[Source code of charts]
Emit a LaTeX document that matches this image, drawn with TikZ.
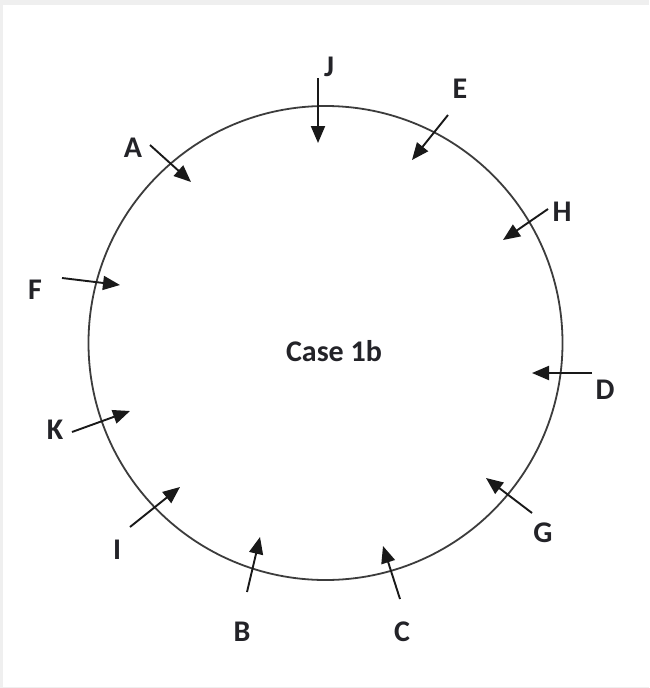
\documentclass[tikz,border=0pt]{standalone}
\usepackage{fontspec}
\setmainfont{Carlito}
\usetikzlibrary{arrows.meta}

\begin{document}
\begin{tikzpicture}[x=1pt, y=-1pt]

\definecolor{FrameGray}{RGB}{239,239,239}
\definecolor{RingGray}{RGB}{60,60,60}
\definecolor{LabelText}{RGB}{35,35,40}

\tikzset{
    letter/.style={font=\fontsize{30}{32}\selectfont\bfseries, text=LabelText, inner sep=0pt},
    flow/.style={-{Triangle[length=17pt, width=14pt]}, line width=1.9pt, black!90},
}

% ── Moldura cinza e fundo branco ────────────────────────────
\fill[FrameGray] (0,0) rectangle (649,688);
\fill[white] (3,5) rectangle (649,687);
\useasboundingbox (0,0) rectangle (649,688);

% ── Anel e título ───────────────────────────────────────────
\node[draw=RingGray, line width=1.8pt, circle,
      minimum size=474pt, inner sep=0pt] (ring) at (325.5,343) {};
\node[letter] (case) at (334,351) {Case 1b};

% ── Rótulos ─────────────────────────────────────────────────
\node[letter] (lblJ) at (329,67)  {J};
\node[letter] (lblE) at (460,89)  {E};
\node[letter] (lblA) at (133,148) {A};
\node[letter] (lblH) at (562,212) {H};
\node[letter] (lblF) at (35,290)  {F};
\node[letter] (lblD) at (605,390) {D};
\node[letter] (lblK) at (55,430)  {K};
\node[letter] (lblG) at (543,533) {G};
\node[letter] (lblI) at (117,550) {I};
\node[letter] (lblB) at (242,632) {B};
\node[letter] (lblC) at (402,632) {C};

% ── Pontas das setas (fora -> dentro do anel) ───────────────
\coordinate (tailJ) at (318,78);  \coordinate (tipJ) at (318,143);
\coordinate (tailE) at (448,115); \coordinate (tipE) at (412,160);
\coordinate (tailA) at (150,145); \coordinate (tipA) at (191,182);
\coordinate (tailH) at (548,209); \coordinate (tipH) at (503,240);
\coordinate (tailF) at (62,278);  \coordinate (tipF) at (120,285);
\coordinate (tailD) at (592,373); \coordinate (tipD) at (532,373);
\coordinate (tailK) at (72,432);  \coordinate (tipK) at (130,411);
\coordinate (tailG) at (532,513); \coordinate (tipG) at (486,478);
\coordinate (tailI) at (130,527); \coordinate (tipI) at (180,487);
\coordinate (tailB) at (247,592); \coordinate (tipB) at (260,537);
\coordinate (tailC) at (400,599); \coordinate (tipC) at (383,546);

% ── Setas ───────────────────────────────────────────────────
\draw[flow] (tailJ) -- (tipJ);
\draw[flow] (tailE) -- (tipE);
\draw[flow] (tailA) -- (tipA);
\draw[flow] (tailH) -- (tipH);
\draw[flow] (tailF) -- (tipF);
\draw[flow] (tailD) -- (tipD);
\draw[flow] (tailK) -- (tipK);
\draw[flow] (tailG) -- (tipG);
\draw[flow] (tailI) -- (tipI);
\draw[flow] (tailB) -- (tipB);
\draw[flow] (tailC) -- (tipC);

\end{tikzpicture}
\end{document}
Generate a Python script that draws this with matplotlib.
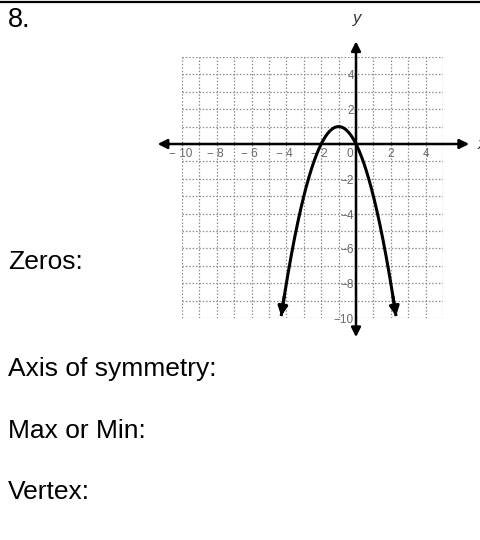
import numpy as np
import matplotlib
matplotlib.use("Agg")
import matplotlib.pyplot as plt

# ---- data ----
problem_number = "8."
prompts = ["Zeros:", "Axis of symmetry:", "Max or Min:", "Vertex:"]
grid_x_range = [-10, 5]
grid_y_range = [-10, 5]
x_tick_values = [-10, -8, -6, -4, -2, 0, 2, 4]
y_tick_values = [4, 2, -2, -4, -6, -8, -10]
# parabola y = a*(x - h)^2 + k
parab_a = -1.0
parab_h = -1.0
parab_k = 1.0
parab_x_ends = [-4.3, 2.3]

plt.rcParams['font.family'] = ['Liberation Sans', 'DejaVu Sans']

W, H = 480, 540
fig = plt.figure(figsize=(W / 100, H / 100), dpi=100)

# top rule
fig.add_artist(plt.Line2D([0, 1], [1 - 1.5 / H, 1 - 1.5 / H], color='black', lw=1.6,
                          transform=fig.transFigure))

fig.text(8 / W, 1 - 7 / H, problem_number, fontsize=19.5, va='top', ha='left')

ypos = [262, 369, 431, 492]
for t, yp in zip(prompts, ypos):
    fig.text(8 / W, 1 - yp / H, t, fontsize=19, va='center', ha='left')

# axes: grid region
left, right, top, bottom = 182, 443, 57, 318
ax = fig.add_axes([left / W, 1 - bottom / H, (right - left) / W, (bottom - top) / H])
ax.set_xlim(*grid_x_range)
ax.set_ylim(*grid_y_range)
ax.axis('off')

grid_col = '#8c8c8c'
for gx in range(grid_x_range[0], grid_x_range[1] + 1):
    ax.plot([gx, gx], grid_y_range, color=grid_col, lw=0.9, ls=(0, (1.2, 1.5)), zorder=1)
for gy in range(grid_y_range[0], grid_y_range[1] + 1):
    ax.plot(grid_x_range, [gy, gy], color=grid_col, lw=0.9, ls=(0, (1.2, 1.5)), zorder=1)

# axes with arrows
ap = dict(arrowstyle='<|-|>', lw=1.8, color='black', mutation_scale=14, shrinkA=0, shrinkB=0)
ax.annotate('', xy=(-11.4, 0), xytext=(6.5, 0), arrowprops=ap, annotation_clip=False, zorder=3)
ax.annotate('', xy=(0, 5.9), xytext=(0, -11.1), arrowprops=ap, annotation_clip=False, zorder=3)
ax.text(7.0, 0, 'x', fontsize=12, style='italic', va='center', ha='left', color='#333333')
ax.text(0.05, 7.2, 'y', fontsize=12, style='italic', va='center', ha='center', color='#333333')

lab_col = '#6a6a6a'
for v in x_tick_values:
    s = '0' if v == 0 else ('\u2212 ' + str(abs(v)) if v < 0 else str(v))
    xx = -0.35 if v == 0 else v
    if v < 0:
        xx = v - 0.1
    ax.text(xx, -0.55, s, fontsize=8.5, color=lab_col, ha='center', va='center', zorder=2)
for v in y_tick_values:
    s = '\u2212' + str(abs(v)) if v < 0 else str(v)
    ax.text(-0.12, v - 0.12, s, fontsize=8.5, color=lab_col, ha='right', va='center', zorder=2)

# parabola
xs = np.linspace(parab_x_ends[0], parab_x_ends[1], 300)
ys = parab_a * (xs - parab_h) ** 2 + parab_k
ax.plot(xs, ys, color='black', lw=2.2, zorder=4, clip_on=False, solid_capstyle='butt')
pa = dict(arrowstyle='-|>', lw=2.2, color='black', mutation_scale=14, shrinkA=0, shrinkB=0)
ax.annotate('', xy=(xs[0], ys[0]), xytext=(xs[8], ys[8]), arrowprops=pa, annotation_clip=False, zorder=5)
ax.annotate('', xy=(xs[-1], ys[-1]), xytext=(xs[-9], ys[-9]), arrowprops=pa, annotation_clip=False, zorder=5)

fig.savefig('out.png', dpi=100)
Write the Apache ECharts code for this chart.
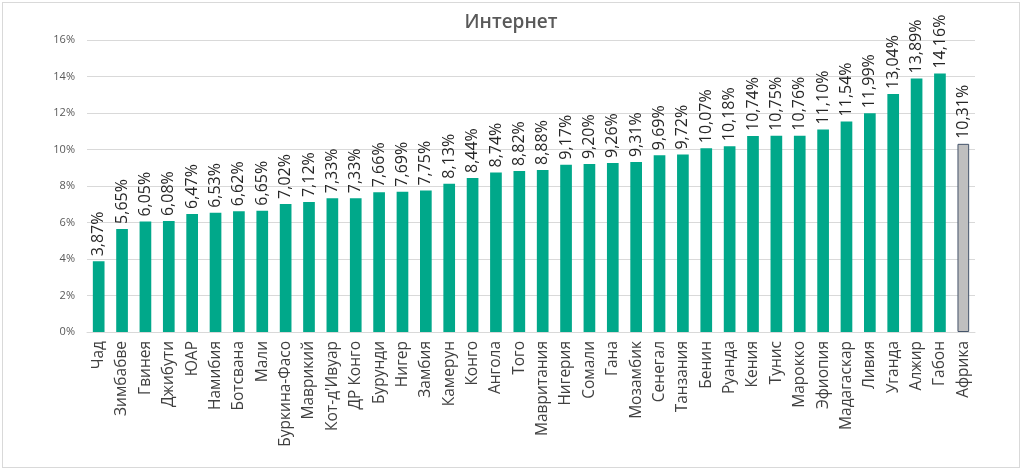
<!DOCTYPE html>
<html><head><meta charset="utf-8">
<script src="https://cdn.jsdelivr.net/npm/echarts@6/dist/echarts.min.js"></script>
<style>
html,body{margin:0;padding:0;background:#fff;}
#c{position:absolute;left:2px;top:2px;width:1018px;height:466px;border:1px solid #d9d9d9;box-sizing:border-box;}
</style></head><body>
<div id="c"></div>
<script>
const categories = ["Чад","Зимбабве","Гвинея","Джибути","ЮАР","Намибия","Ботсвана","Мали","Буркина-Фасо","Маврикий","Кот-д'Ивуар","ДР Конго","Бурунди","Нигер","Замбия","Камерун","Конго","Ангола","Того","Мавритания","Нигерия","Сомали","Гана","Мозамбик","Сенегал","Танзания","Бенин","Руанда","Кения","Тунис","Марокко","Эфиопия","Мадагаскар","Ливия","Уганда","Алжир","Габон","Африка"];
const values = [3.87,5.65,6.05,6.08,6.47,6.53,6.62,6.65,7.02,7.12,7.33,7.33,7.66,7.69,7.75,8.13,8.44,8.74,8.82,8.88,9.17,9.20,9.26,9.31,9.69,9.72,10.07,10.18,10.74,10.75,10.76,11.10,11.54,11.99,13.04,13.89,14.16,10.31];
const highlight = "Африка";
const yTicks = [0,2,4,6,8,10,12,14,16];

const chart = echarts.init(document.getElementById('c'));
const data = values.map((v,i)=> categories[i]===highlight
  ? {value:v,itemStyle:{color:'#bfbfbf',borderColor:'#44546a',borderWidth:1}}
  : {value:v});
chart.setOption({
  animation:false,
  title:{text:'Интернет',left:'center',top:5,textStyle:{fontFamily:'Open Sans',fontSize:19,fontWeight:600,color:'#595959'}},
  grid:{left:84,right:44,top:37,bottom:135,containLabel:false},
  xAxis:{type:'category',data:categories,
    axisLine:{lineStyle:{color:'#d9d9d9'}},axisTick:{show:false},
    axisLabel:{rotate:90,interval:0,fontFamily:'Open Sans',fontSize:15.5,color:'#404040',margin:9}},
  yAxis:{type:'value',min:yTicks[0],max:yTicks[yTicks.length-1],interval:2,
    axisLabel:{formatter:v=>v+'%',fontFamily:'Open Sans',fontSize:11,color:'#595959',margin:12},
    splitLine:{lineStyle:{color:'#d9d9d9'}},axisLine:{show:false},axisTick:{show:false}},
  series:[{type:'bar',data:data,barWidth:'50%',itemStyle:{color:'#00a88a'},
    label:{show:true,position:'top',rotate:90,align:'left',verticalAlign:'middle',distance:5,
      fontFamily:'Open Sans',fontSize:16,color:'#262626',
      formatter:p=>p.value.toFixed(2).replace('.',',')+'%'}}]
});
</script></body></html>
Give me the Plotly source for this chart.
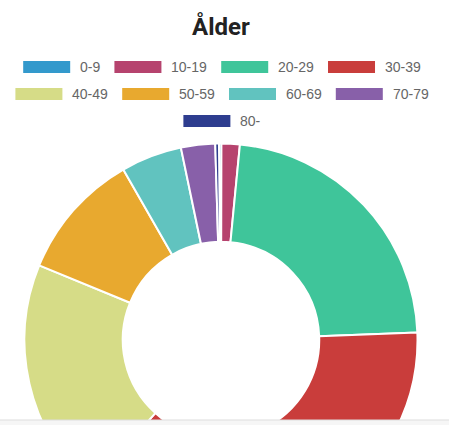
import plotly.graph_objects as go

# Age distribution (share of cases, %)
age_groups = ["0-9", "10-19", "20-29", "30-39", "40-49", "50-59", "60-69", "70-79", "80-"]
shares = [0.2, 1.5, 22.8, 37.2, 19.5, 10.5, 5.0, 2.8, 0.3]
colors = ["#3399cc", "#b6436e", "#3fc59a", "#c93d3b", "#d6dc87",
          "#e8a92f", "#61c3bf", "#8860a9", "#2e3d8f"]

W, H = 449, 545

fig = go.Figure(go.Pie(
    labels=age_groups,
    values=shares,
    sort=False,
    direction="clockwise",
    rotation=-0.6,
    hole=0.5,
    marker=dict(colors=colors, line=dict(color="white", width=2)),
    textinfo="none",
    hoverinfo="label+value",
    showlegend=False,
    domain=dict(x=[24.5 / W, 417.5 / W], y=[1 - 536.5 / H, 1 - 143.5 / H]),
))

# Legend drawn as wide colour boxes with labels, wrapped into centred rows
font_px = 14
box_w, box_h, box_gap, item_gap = 47, 12, 8, 16
char_w = {"-": 0.333}
def text_width(s):
    return sum(char_w.get(c, 0.556) for c in s) * font_px

items = [(lab, col, box_w + box_gap + text_width(lab)) for lab, col in zip(age_groups, colors)]
rows, cur, cur_w = [], [], 0
for it in items:
    add = it[2] + (item_gap if cur else 0)
    if cur and cur_w + add > 430:
        rows.append(cur)
        cur, cur_w = [], 0
        add = it[2]
    cur.append(it)
    cur_w += add
rows.append(cur)

shapes, annotations = [], []
legend_cx, row_y0, row_dy = 221, 67, 27
for r, row in enumerate(rows):
    total = sum(it[2] for it in row) + item_gap * (len(row) - 1)
    x = legend_cx - total / 2
    yc = row_y0 + r * row_dy
    for lab, col, w in row:
        shapes.append(dict(type="rect", xref="paper", yref="paper",
                           x0=x / W, x1=(x + box_w) / W,
                           y0=1 - (yc + box_h / 2) / H, y1=1 - (yc - box_h / 2) / H,
                           fillcolor=col, line=dict(width=0)))
        annotations.append(dict(text=lab, xref="paper", yref="paper",
                                x=(x + box_w + box_gap) / W, y=1 - yc / H,
                                xanchor="left", yanchor="middle", showarrow=False,
                                font=dict(family="Liberation Sans, Arial", size=font_px, color="#666666")))
        x += w + item_gap

# Title
annotations.append(dict(text="<b>Ålder</b>", xref="paper", yref="paper",
                        x=221 / W, y=1 - 26 / H, xanchor="center", yanchor="middle",
                        showarrow=False,
                        font=dict(family="Roboto, Arial", size=24, color="#222222")))

# Page footer strip below the chart area
shapes.append(dict(type="rect", xref="paper", yref="paper", x0=0, x1=1,
                   y0=0, y1=1 - 420 / H, fillcolor="#f6f6f6", line=dict(width=0), layer="above"))
shapes.append(dict(type="line", xref="paper", yref="paper", x0=0, x1=1,
                   y0=1 - 420 / H, y1=1 - 420 / H, line=dict(color="#dddddd", width=1), layer="above"))

fig.update_layout(
    width=W, height=H,
    margin=dict(l=0, r=0, t=0, b=0),
    paper_bgcolor="white",
    plot_bgcolor="white",
    shapes=shapes,
    annotations=annotations,
)

fig.write_html("out.html")
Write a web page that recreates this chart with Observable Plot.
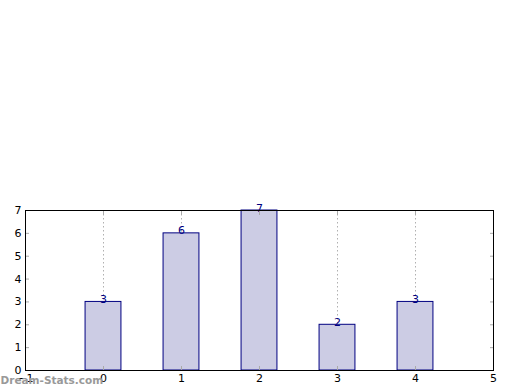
<!DOCTYPE html>
<html><head><meta charset="utf-8">
<script src="https://cdn.jsdelivr.net/npm/d3@7"></script>
<script src="https://cdn.jsdelivr.net/npm/@observablehq/plot@0.6"></script>
<style>body{margin:0;background:#fff;} #c{position:relative;width:520px;height:390px;}</style>
</head><body><div id="c"></div>
<script>
const categories = [0, 1, 2, 3, 4];
const values = [3, 6, 7, 2, 3];
const xTicks = [-1, 0, 1, 2, 3, 4, 5];
const yTicks = [0, 1, 2, 3, 4, 5, 6, 7];
const data = categories.map((c, i) => ({x: c, v: values[i]}));
const half = 0.23;
const fmt = d => d < 0 ? "\u2212" + Math.abs(d) : String(d);
const chart = Plot.plot({
  width: 520, height: 390,
  marginLeft: 25, marginRight: 27, marginTop: 210, marginBottom: 20,
  style: {fontFamily: "DejaVu Sans", fontSize: "11px", color: "#000", background: "#fff"},
  x: {domain: [-1, 5], label: null},
  y: {domain: [0, 7], label: null},
  marks: [
    Plot.ruleX(categories, {stroke: "#b0b0b0", strokeDasharray: "1.5,2.5", strokeWidth: 1}),
    Plot.rectY(data, {x1: d => d.x - half, x2: d => d.x + half, y: "v", fill: "#ccccE4", stroke: "#000080", strokeWidth: 1}),
    Plot.text(data, {x: "x", y: "v", text: d => String(d.v), fill: "#000080", lineAnchor: "bottom", dy: 1, fontSize: 11}),
    Plot.axisX({ticks: xTicks, tickSize: 0, tickPadding: 4, tickFormat: fmt, label: null}),
    Plot.axisX({anchor: "top", ticks: xTicks, tickSize: -4, stroke: "#aaa", text: null, label: null}),
    Plot.axisX({anchor: "bottom", ticks: xTicks, tickSize: -4, stroke: "#aaa", text: null, label: null}),
    Plot.axisY({ticks: yTicks, tickSize: 0, tickPadding: 4, tickFormat: fmt, label: null}),
    Plot.axisY({anchor: "left", ticks: yTicks, tickSize: -4, stroke: "#aaa", text: null, label: null}),
    Plot.axisY({anchor: "right", ticks: yTicks, tickSize: -4, stroke: "#aaa", text: null, label: null}),
    Plot.frame({stroke: "#000", strokeWidth: 1}),
    Plot.text(["Dream-Stats.com"], {frameAnchor: "bottom-left", dx: -25, dy: 13, fill: "#999", fontWeight: "bold", fontSize: 10.5, textAnchor: "start"})
  ]
});
document.getElementById("c").appendChild(chart);
</script></body></html>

Task instructions: Leave the pictures out, then copy word for word only the lines from the one containing "Generate a Python" through the one containing "import matplotlib.pyplot as plt", both included.

Exercise output:
Generate a Python script that draws this with matplotlib.
import numpy as np
import matplotlib
matplotlib.use("Agg")
import matplotlib.pyplot as plt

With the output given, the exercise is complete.